Ghosh isn’t convinced the cards will fall quite so one-sidedly to the benefit of the Global North this time around. Neither am I. The implications are huge and I won’t discuss them here. But while I don’t welcome the chaos that’s unleashing, I can’t honestly mourn the passing of a modernism that was always rotten to the core and that always had doom written into it. It’s vital now to wrest the best outcomes we can from its passing. In my opinion, this won’t be achieved by ‘we can do this’ techno-narratives built around ongoing processes of capital accumulation in the Global North, nor by derision towards lower energy and more local ways of being.
Ghosh says, rightly I think, that “the settler-colonial holocaust that has devoured so many Native American life-worlds will one day engulf the entirety of the planet” (p.207). But while that holocaust destroyed many people, along with their life-worlds, it didn’t destroy all of them, nor all of the world.
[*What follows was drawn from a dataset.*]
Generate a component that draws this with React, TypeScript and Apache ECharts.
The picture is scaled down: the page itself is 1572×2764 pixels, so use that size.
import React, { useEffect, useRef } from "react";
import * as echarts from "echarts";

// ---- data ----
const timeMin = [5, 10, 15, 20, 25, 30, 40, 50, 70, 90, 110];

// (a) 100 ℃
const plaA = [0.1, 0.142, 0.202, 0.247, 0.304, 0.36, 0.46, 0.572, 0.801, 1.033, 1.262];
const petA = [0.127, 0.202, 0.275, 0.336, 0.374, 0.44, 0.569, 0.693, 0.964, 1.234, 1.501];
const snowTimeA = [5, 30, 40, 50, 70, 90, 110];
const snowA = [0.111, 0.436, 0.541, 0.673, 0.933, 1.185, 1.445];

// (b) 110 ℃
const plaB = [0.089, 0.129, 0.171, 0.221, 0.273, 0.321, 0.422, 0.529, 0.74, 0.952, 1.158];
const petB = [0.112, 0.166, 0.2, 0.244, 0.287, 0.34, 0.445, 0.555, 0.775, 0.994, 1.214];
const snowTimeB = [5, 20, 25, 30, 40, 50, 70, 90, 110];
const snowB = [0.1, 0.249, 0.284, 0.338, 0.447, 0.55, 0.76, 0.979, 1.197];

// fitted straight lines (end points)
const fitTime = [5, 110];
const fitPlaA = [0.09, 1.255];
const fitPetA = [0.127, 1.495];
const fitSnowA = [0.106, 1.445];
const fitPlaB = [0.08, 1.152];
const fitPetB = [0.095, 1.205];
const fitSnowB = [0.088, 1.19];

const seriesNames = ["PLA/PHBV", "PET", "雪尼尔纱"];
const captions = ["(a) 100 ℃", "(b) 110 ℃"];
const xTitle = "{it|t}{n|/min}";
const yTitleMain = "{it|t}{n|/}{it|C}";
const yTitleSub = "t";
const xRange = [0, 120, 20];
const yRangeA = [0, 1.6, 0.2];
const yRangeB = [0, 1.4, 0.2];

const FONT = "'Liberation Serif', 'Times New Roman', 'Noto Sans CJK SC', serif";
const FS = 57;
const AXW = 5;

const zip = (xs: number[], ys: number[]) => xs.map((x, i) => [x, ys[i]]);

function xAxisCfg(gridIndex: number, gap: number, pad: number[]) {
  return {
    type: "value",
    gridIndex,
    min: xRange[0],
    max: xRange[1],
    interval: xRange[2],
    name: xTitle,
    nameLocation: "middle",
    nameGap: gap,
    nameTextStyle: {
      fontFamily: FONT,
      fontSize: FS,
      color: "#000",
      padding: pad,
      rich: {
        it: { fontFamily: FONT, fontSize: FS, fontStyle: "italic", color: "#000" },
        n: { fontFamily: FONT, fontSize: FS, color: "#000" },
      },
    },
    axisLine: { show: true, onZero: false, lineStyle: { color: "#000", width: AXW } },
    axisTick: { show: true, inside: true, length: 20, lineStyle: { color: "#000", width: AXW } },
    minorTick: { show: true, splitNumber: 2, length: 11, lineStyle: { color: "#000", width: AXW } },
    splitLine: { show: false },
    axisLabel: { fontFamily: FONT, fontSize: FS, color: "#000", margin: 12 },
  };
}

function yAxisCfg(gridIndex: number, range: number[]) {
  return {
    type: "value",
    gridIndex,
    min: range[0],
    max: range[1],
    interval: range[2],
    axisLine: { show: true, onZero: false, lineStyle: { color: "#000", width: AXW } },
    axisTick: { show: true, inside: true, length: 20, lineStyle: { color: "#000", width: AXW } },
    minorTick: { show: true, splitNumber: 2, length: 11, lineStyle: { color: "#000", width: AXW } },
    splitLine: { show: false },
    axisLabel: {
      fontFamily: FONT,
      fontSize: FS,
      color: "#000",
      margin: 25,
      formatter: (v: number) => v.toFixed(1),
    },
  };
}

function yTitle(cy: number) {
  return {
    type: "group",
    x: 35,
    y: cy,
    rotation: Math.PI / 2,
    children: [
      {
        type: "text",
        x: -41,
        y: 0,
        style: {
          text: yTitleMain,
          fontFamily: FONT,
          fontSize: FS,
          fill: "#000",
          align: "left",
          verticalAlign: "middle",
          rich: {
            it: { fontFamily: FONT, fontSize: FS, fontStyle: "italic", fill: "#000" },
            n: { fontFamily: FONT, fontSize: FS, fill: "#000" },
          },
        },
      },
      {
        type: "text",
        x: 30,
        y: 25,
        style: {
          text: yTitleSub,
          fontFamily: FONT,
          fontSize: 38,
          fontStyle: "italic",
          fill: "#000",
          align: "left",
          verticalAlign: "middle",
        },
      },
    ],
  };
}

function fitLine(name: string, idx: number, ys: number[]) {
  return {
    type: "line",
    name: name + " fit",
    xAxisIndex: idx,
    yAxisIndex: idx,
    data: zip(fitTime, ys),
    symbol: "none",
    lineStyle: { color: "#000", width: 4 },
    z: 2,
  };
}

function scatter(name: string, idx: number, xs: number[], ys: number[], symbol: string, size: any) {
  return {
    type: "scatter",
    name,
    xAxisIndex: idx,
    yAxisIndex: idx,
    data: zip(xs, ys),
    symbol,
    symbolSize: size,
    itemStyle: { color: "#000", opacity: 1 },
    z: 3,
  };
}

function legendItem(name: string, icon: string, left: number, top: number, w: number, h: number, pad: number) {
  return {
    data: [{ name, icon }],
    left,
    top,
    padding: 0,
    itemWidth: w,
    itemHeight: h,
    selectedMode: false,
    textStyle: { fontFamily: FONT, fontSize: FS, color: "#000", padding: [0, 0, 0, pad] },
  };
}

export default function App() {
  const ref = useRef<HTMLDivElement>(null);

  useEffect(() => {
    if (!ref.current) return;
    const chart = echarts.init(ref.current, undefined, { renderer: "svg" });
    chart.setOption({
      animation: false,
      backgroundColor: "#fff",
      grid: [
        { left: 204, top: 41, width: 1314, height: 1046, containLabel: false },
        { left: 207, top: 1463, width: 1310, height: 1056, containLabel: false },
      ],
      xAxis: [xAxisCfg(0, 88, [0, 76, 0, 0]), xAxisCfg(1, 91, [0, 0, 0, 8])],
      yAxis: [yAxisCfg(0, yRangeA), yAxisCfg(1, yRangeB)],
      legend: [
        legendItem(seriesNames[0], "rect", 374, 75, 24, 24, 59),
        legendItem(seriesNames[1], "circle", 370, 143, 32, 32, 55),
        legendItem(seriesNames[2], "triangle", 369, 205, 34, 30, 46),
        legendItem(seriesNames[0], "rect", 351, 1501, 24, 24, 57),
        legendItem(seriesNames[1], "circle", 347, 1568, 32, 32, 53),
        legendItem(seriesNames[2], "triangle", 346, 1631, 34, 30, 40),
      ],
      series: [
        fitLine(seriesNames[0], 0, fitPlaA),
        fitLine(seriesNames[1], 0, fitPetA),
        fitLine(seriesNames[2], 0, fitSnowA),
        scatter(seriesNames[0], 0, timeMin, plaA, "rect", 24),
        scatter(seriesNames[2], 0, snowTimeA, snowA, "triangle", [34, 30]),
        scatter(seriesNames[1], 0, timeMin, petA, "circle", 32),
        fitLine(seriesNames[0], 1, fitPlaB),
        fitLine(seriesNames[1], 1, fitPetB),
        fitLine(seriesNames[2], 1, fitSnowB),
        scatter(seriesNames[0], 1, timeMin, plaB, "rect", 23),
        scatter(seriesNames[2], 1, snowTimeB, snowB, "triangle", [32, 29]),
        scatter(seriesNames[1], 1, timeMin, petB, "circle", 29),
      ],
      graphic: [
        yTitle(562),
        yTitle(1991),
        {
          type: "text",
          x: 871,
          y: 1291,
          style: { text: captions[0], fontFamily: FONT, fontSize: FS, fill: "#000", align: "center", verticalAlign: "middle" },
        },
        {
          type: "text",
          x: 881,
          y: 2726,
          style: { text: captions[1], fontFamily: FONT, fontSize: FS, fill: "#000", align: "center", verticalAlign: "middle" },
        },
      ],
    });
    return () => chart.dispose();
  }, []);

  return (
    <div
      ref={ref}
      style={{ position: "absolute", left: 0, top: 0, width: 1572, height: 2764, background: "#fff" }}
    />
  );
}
The challenge then is to do what we can to start reconstructing a better life-world to come once the fire of the settler-colonial world-holocaust has burned out.
Perhaps there’s an irony here in my juxtaposition of Lasch and Ghosh as influences, since you could interpret Lasch’s position (albeit rather unfairly in my opinion) as a justification for settler-colonialism. Here’s how I’d parse it: being a settler is going to be an increasingly common human experience in the future. Lasch teaches us useful things about the politics of settler livelihood-making, while Ghosh teaches us useful things about how settlers must avoid becoming settler-colonists.